BEGIN Task input

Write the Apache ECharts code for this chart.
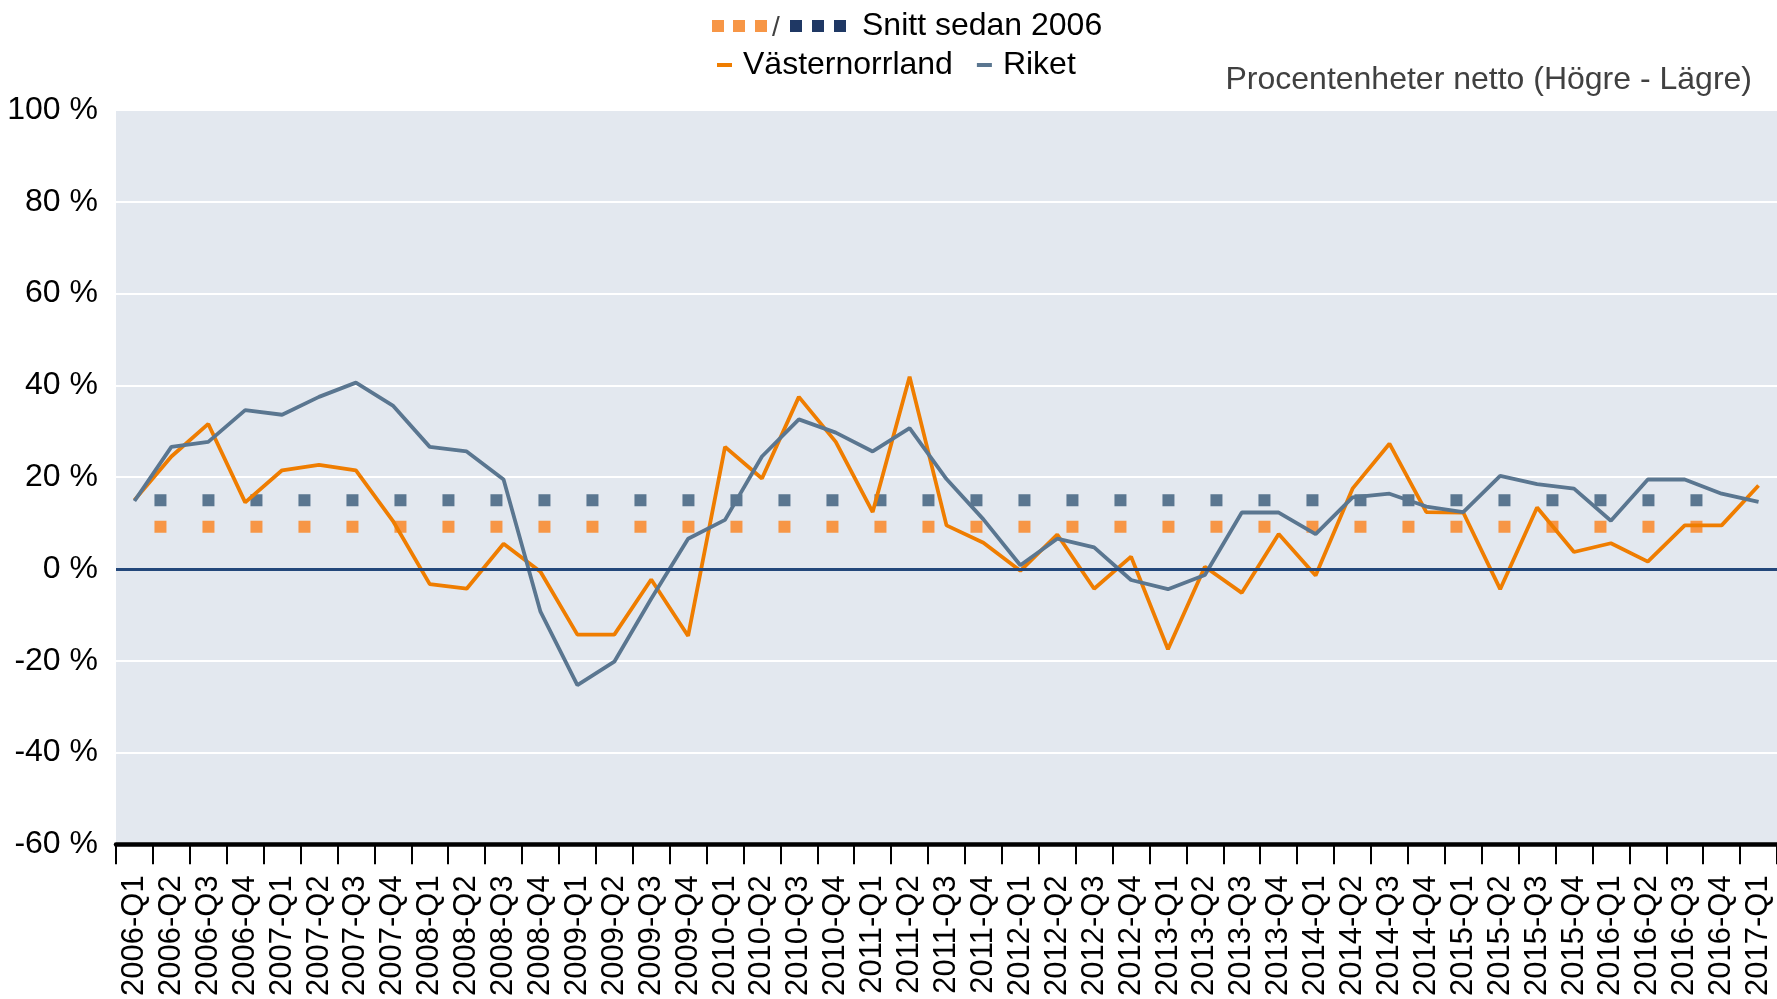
<!DOCTYPE html>
<html>
<head>
<meta charset="utf-8">
<script src="https://cdn.jsdelivr.net/npm/echarts@6/dist/echarts.min.js"></script>
<style>
    html, body { margin: 0; padding: 0; background: #fff; }
    #chart { width: 1777px; height: 999px; }
</style>
</head>
<body>
<div id="chart"></div>
<script>
const quarters = [
    '2006-Q1', '2006-Q2', '2006-Q3', '2006-Q4',
    '2007-Q1', '2007-Q2', '2007-Q3', '2007-Q4',
    '2008-Q1', '2008-Q2', '2008-Q3', '2008-Q4',
    '2009-Q1', '2009-Q2', '2009-Q3', '2009-Q4',
    '2010-Q1', '2010-Q2', '2010-Q3', '2010-Q4',
    '2011-Q1', '2011-Q2', '2011-Q3', '2011-Q4',
    '2012-Q1', '2012-Q2', '2012-Q3', '2012-Q4',
    '2013-Q1', '2013-Q2', '2013-Q3', '2013-Q4',
    '2014-Q1', '2014-Q2', '2014-Q3', '2014-Q4',
    '2015-Q1', '2015-Q2', '2015-Q3', '2015-Q4',
    '2016-Q1', '2016-Q2', '2016-Q3', '2016-Q4',
    '2017-Q1'
];

const vasternorrland = [
    15.0, 24.5, 31.6, 14.5, 21.5, 22.7, 21.5, 10.5,
    -3.3, -4.3, 5.5, -0.6, -14.3, -14.3, -2.3, -14.6,
    26.6, 19.7, 37.5, 27.7, 12.4, 41.9, 9.5, 5.7,
    -0.4, 7.5, -4.3, 2.7, -17.5, 0.5, -5.2, 7.6,
    -1.4, 17.5, 27.3, 12.4, 12.3, -4.4, 13.4, 3.7,
    5.6, 1.6, 9.5, 9.5, 18.2
];

const riket = [
    14.8, 26.6, 27.7, 34.6, 33.6, 37.5, 40.6, 35.6,
    26.6, 25.6, 19.5, -9.3, -25.3, -20.2, -6.5, 6.6,
    10.7, 24.5, 32.6, 29.7, 25.6, 30.7, 19.6, 10.8,
    0.8, 6.6, 4.7, -2.4, -4.4, -1.3, 12.3, 12.3,
    7.6, 15.6, 16.4, 13.6, 12.4, 20.3, 18.5, 17.5,
    10.5, 19.5, 19.5, 16.4, 14.6
];

// Snitt sedan 2006
const vasternorrlandAvg = 9.2;
const riketAvg = 15.0;

const yTicks = {min: -60, max: 100, interval: 20};

const FONT = 'Liberation Sans, Arial, sans-serif';
const ORANGE = '#ef7d00';
const ORANGE_AVG = '#f79646';
const STEEL = '#5a7690';
const NAVY = '#1f3864';

// the average rows stop one quarter short, like in the original
const avgRow = value => quarters.map((q, i) => i < quarters.length - 1 ? value : '-');

const avgLineStyle = color => ({
    color: color,
    width: 12,
    type: [12, 36],
    dashOffset: 28,
    cap: 'butt'
});

const chart = echarts.init(document.getElementById('chart'));

chart.setOption({
    animation: false,
    textStyle: {fontFamily: FONT},
    title: {
        text: 'Procentenheter netto (Högre - Lägre)',
        right: 25,
        top: 64,
        padding: 0,
        textStyle: {fontSize: 32, fontWeight: 'normal', color: '#404040', fontFamily: FONT}
    },
    legend: {
        data: ['Västernorrland', 'Riket'],
        left: 717,
        top: 49,
        padding: 0,
        icon: 'rect',
        itemWidth: 15,
        itemHeight: 4,
        itemGap: 24,
        textStyle: {fontSize: 32, color: '#000', fontFamily: FONT, padding: [0, 0, 0, 6]}
    },
    graphic: [
        {type: 'rect', left: 712, top: 20, shape: {width: 12, height: 12}, style: {fill: ORANGE_AVG}},
        {type: 'rect', left: 733, top: 20, shape: {width: 12, height: 12}, style: {fill: ORANGE_AVG}},
        {type: 'rect', left: 755, top: 20, shape: {width: 12, height: 12}, style: {fill: ORANGE_AVG}},
        {type: 'text', left: 772, top: 14, style: {text: '/', fontSize: 28, fill: '#404040', fontFamily: FONT}},
        {type: 'rect', left: 790, top: 20, shape: {width: 12, height: 12}, style: {fill: NAVY}},
        {type: 'rect', left: 812, top: 20, shape: {width: 12, height: 12}, style: {fill: NAVY}},
        {type: 'rect', left: 834, top: 20, shape: {width: 12, height: 12}, style: {fill: NAVY}},
        {type: 'text', left: 862, top: 10, style: {text: 'Snitt sedan 2006', fontSize: 32, fill: '#000', fontFamily: FONT}}
    ],
    grid: {
        left: 116,
        right: 0,
        top: 110,
        bottom: 154,
        show: true,
        backgroundColor: '#e3e8ef',
        borderWidth: 0
    },
    xAxis: {
        type: 'category',
        data: quarters,
        boundaryGap: true,
        axisLine: {onZero: false, lineStyle: {color: '#000', width: 4.5}},
        axisTick: {show: true, interval: 0, length: 20, lineStyle: {color: '#000', width: 2}},
        axisLabel: {interval: 0, rotate: 90, margin: 31, fontSize: 31, color: '#000', fontFamily: FONT},
        splitLine: {show: false}
    },
    yAxis: {
        type: 'value',
        min: yTicks.min,
        max: yTicks.max,
        interval: yTicks.interval,
        axisLine: {show: false},
        axisTick: {show: false},
        axisLabel: {formatter: '{value} %', fontSize: 32, margin: 18, color: '#000', fontFamily: FONT},
        splitLine: {lineStyle: {color: '#ffffff', width: 2}}
    },
    series: [
        {
            name: 'Snitt Riket',
            type: 'line',
            data: avgRow(riketAvg),
            symbol: 'none',
            z: 1,
            lineStyle: avgLineStyle(STEEL),
            markLine: {
                silent: true,
                symbol: 'none',
                label: {show: false},
                lineStyle: {color: '#23477a', width: 3, type: 'solid'},
                data: [{yAxis: 0}]
            }
        },
        {
            name: 'Snitt Västernorrland',
            type: 'line',
            data: avgRow(vasternorrlandAvg),
            symbol: 'none',
            z: 1,
            lineStyle: avgLineStyle(ORANGE_AVG)
        },
        {
            name: 'Västernorrland',
            type: 'line',
            data: vasternorrland,
            symbol: 'none',
            z: 3,
            color: ORANGE,
            lineStyle: {color: ORANGE, width: 3.8}
        },
        {
            name: 'Riket',
            type: 'line',
            data: riket,
            symbol: 'none',
            z: 4,
            color: STEEL,
            lineStyle: {color: STEEL, width: 3.8}
        }
    ]
});
</script>
</body>
</html>
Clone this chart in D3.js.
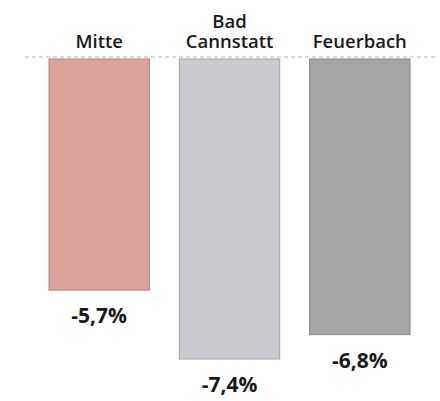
<!DOCTYPE html>
<html>
<head>
<meta charset="utf-8">
<script src="https://cdn.jsdelivr.net/npm/d3@7"></script>
<style>
  body { margin: 0; background: #fff; }
  svg { display: block; }
  text { font-family: "Open Sans", sans-serif; fill: #1a1a1a; }
</style>
</head>
<body>
<svg id="chart" width="440" height="401"></svg>
<script>
const categories = ["Mitte", "Bad Cannstatt", "Feuerbach"]
const values = [-5.7, -7.4, -6.8]
const valueLabels = ["-5,7%", "-7,4%", "-6,8%"]
const barColors = ["#dca39c", "#c9cad0", "#a5a6a7"]

const svg = d3.select("#chart")
const baseY = 59

const x = d3.scaleBand()
    .domain(categories)
    .range([49, 410])
    .paddingInner(0.23)
    .paddingOuter(0)

const y = d3.scaleLinear()
    .domain([0, -7.4])
    .range([baseY, baseY + 300])

// dashed zero line
svg.append("line")
    .attr("x1", 25).attr("x2", 436)
    .attr("y1", baseY - 2).attr("y2", baseY - 2)
    .attr("stroke", "#b8b8c0")
    .attr("stroke-width", 1.2)
    .attr("stroke-dasharray", "4,3")

const bars = svg.selectAll("g.bar")
    .data(categories)
    .enter().append("g")
    .attr("class", "bar")

bars.append("rect")
    .attr("x", d => x(d))
    .attr("y", y(0))
    .attr("width", x.bandwidth())
    .attr("height", (d, i) => y(values[i]) - y(0))
    .attr("fill", (d, i) => barColors[i])
    .attr("stroke", (d, i) => d3.color(barColors[i]).darker(0.6))
    .attr("stroke-width", 1)

// value labels below bars
bars.append("text")
    .attr("x", d => x(d) + x.bandwidth() / 2)
    .attr("y", (d, i) => y(values[i]) + 33)
    .attr("text-anchor", "middle")
    .style("font-size", "21px")
    .style("font-weight", "bold")
    .text((d, i) => valueLabels[i])

// category labels above the line, one text per line
bars.each(function(d) {
    let words = d.split(" ")
    let g = d3.select(this)
    words.forEach((w, j) => {
        g.append("text")
            .attr("x", x(d) + x.bandwidth() / 2)
            .attr("y", 48 - (words.length - 1 - j) * 20)
            .attr("text-anchor", "middle")
            .style("font-size", "18.5px")
            .style("font-weight", "600")
            .text(w)
    })
})
</script>
</body>
</html>
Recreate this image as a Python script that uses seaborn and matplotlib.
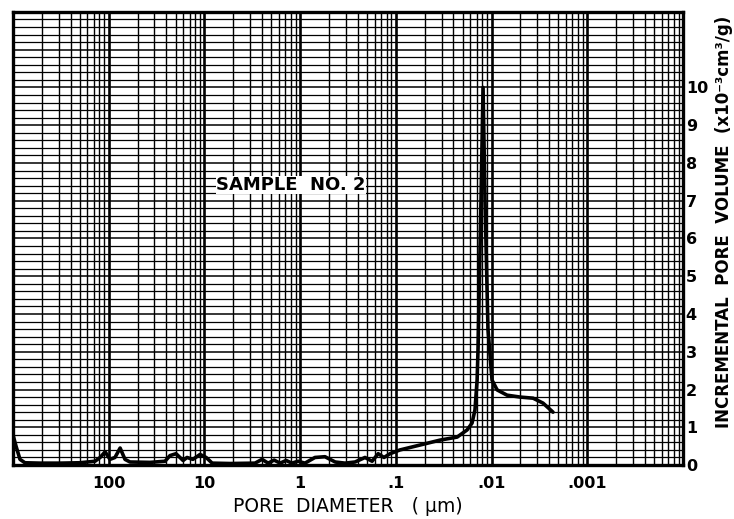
import numpy as np
import seaborn as sns
import matplotlib.pyplot as plt
from matplotlib.ticker import FixedLocator, MultipleLocator, NullFormatter

# pore diameter (um) and incremental pore volume (x10^-3 cm3/g)
diameter = [1000, 930, 845, 750, 520, 323, 200, 139, 123, 109, 97, 86, 76,
            67.6, 59.9, 37, 25.8, 22.9, 19.8, 16.7, 15.2, 13.2, 11.1, 9.6,
            8.3, 5.4, 2.96, 2.5, 2.16, 1.87, 1.62, 1.40, 1.22, 1.05, 0.89,
            0.70, 0.55, 0.43, 0.34, 0.267, 0.21, 0.177, 0.153, 0.133, 0.115,
            0.0904, 0.0558, 0.0345, 0.0229, 0.018, 0.016, 0.0149, 0.01416,
            0.01383, 0.0129, 0.01227, 0.0117, 0.0109, 0.00989, 0.00875,
            0.00689, 0.00504, 0.00368, 0.0029, 0.00228]
volume = [0.8, 0.5, 0.15, 0.06, 0.05, 0.05, 0.06, 0.1, 0.2, 0.35, 0.15, 0.2,
          0.45, 0.15, 0.08, 0.07, 0.1, 0.25, 0.3, 0.12, 0.2, 0.15, 0.28, 0.2,
          0.05, 0.04, 0.05, 0.15, 0.05, 0.13, 0.05, 0.12, 0.05, 0.1, 0.05,
          0.2, 0.22, 0.08, 0.05, 0.08, 0.2, 0.1, 0.3, 0.2, 0.3,
          0.4, 0.53, 0.66, 0.74, 0.93, 1.11, 1.46, 2.25,
          3.1, 7.0, 10.0, 7.0, 3.6, 2.25, 1.99,
          1.85, 1.8, 1.77, 1.64, 1.4]

x_ticks = [100, 10, 1, 0.1, 0.01, 0.001]
x_tick_labels = ['100', '10', '1', '.1', '.01', '.001']
y_ticks = list(range(13))
y_tick_labels = [str(i) for i in range(11)] + ['', '']

sns.set_style("white")
plt.rcParams['font.family'] = ['DejaVu Sans']
for key in ['text.color', 'axes.labelcolor', 'xtick.color', 'ytick.color']:
    plt.rcParams[key] = 'black'

fig, ax = plt.subplots(figsize=(7.34, 5.19), dpi=100)
fig.subplots_adjust(left=0.0177, right=0.9305, bottom=0.104, top=0.977)

sns.lineplot(x=diameter, y=volume, ax=ax, color='black', lw=2.6,
             sort=False, estimator=None)

ax.set_xscale('log')
ax.set_xlim(1000, 1e-4)
ax.set_ylim(0, 12)

# log paper: decade lines plus 2..9 lines in each printed cycle
decades = [10.0 ** n for n in range(3, -4, -1)]
minor_x = [d / k for d in decades for k in range(2, 10)]
ax.xaxis.set_major_locator(FixedLocator(x_ticks))
ax.set_xticklabels(x_tick_labels)
ax.xaxis.set_minor_locator(FixedLocator(minor_x))
ax.xaxis.set_minor_formatter(NullFormatter())

ax.yaxis.tick_right()
ax.yaxis.set_label_position('right')
ax.set_yticks(y_ticks)
ax.set_yticklabels(y_tick_labels)
ax.yaxis.set_minor_locator(MultipleLocator(0.2))

ax.grid(True, which='major', axis='x', color='black', lw=1.9)
ax.grid(True, which='minor', axis='x', color='black', lw=1.0)
ax.grid(True, which='major', axis='y', color='black', lw=1.1)
ax.grid(True, which='minor', axis='y', color='black', lw=0.9)
ax.set_axisbelow(True)

ax.tick_params(axis='both', which='both', length=0)
ax.tick_params(axis='x', pad=8, labelsize=11.5)
ax.tick_params(axis='y', pad=2, labelsize=11.5)
for lab in ax.get_xticklabels() + ax.get_yticklabels():
    lab.set_fontweight('bold')

for side in ['left', 'right', 'top', 'bottom']:
    ax.spines[side].set_visible(True)
    ax.spines[side].set_color('black')
    ax.spines[side].set_linewidth(2.4)

ax.set_xlabel("PORE  DIAMETER   ( \u03bcm)", fontsize=13.5, labelpad=4)
ax.set_ylabel("INCREMENTAL  PORE  VOLUME  (x10\u207b\u00b3cm\u00b3/g)",
              fontsize=12, fontweight='bold', rotation=90,
              va='center', ha='center')
ax.yaxis.set_label_coords(1.061, 0.536)

ax.text(1.25, 7.42, "SAMPLE  NO. 2", fontsize=13, fontweight='bold',
        ha='center', va='center',
        bbox=dict(facecolor='white', edgecolor='none', pad=0.3))

plt.savefig('out.png', dpi=100)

END Task input

--- Set task ---
Looking above, find the stretch of lines that opens with the one holding "Recreate this image" and closes with the one holding "from matplotlib.ticker import". Copy it exactly, pictures excluded.

--- Task result ---
Recreate this image as a Python script that uses seaborn and matplotlib.
import numpy as np
import seaborn as sns
import matplotlib.pyplot as plt
from matplotlib.ticker import FixedLocator, MultipleLocator, NullFormatter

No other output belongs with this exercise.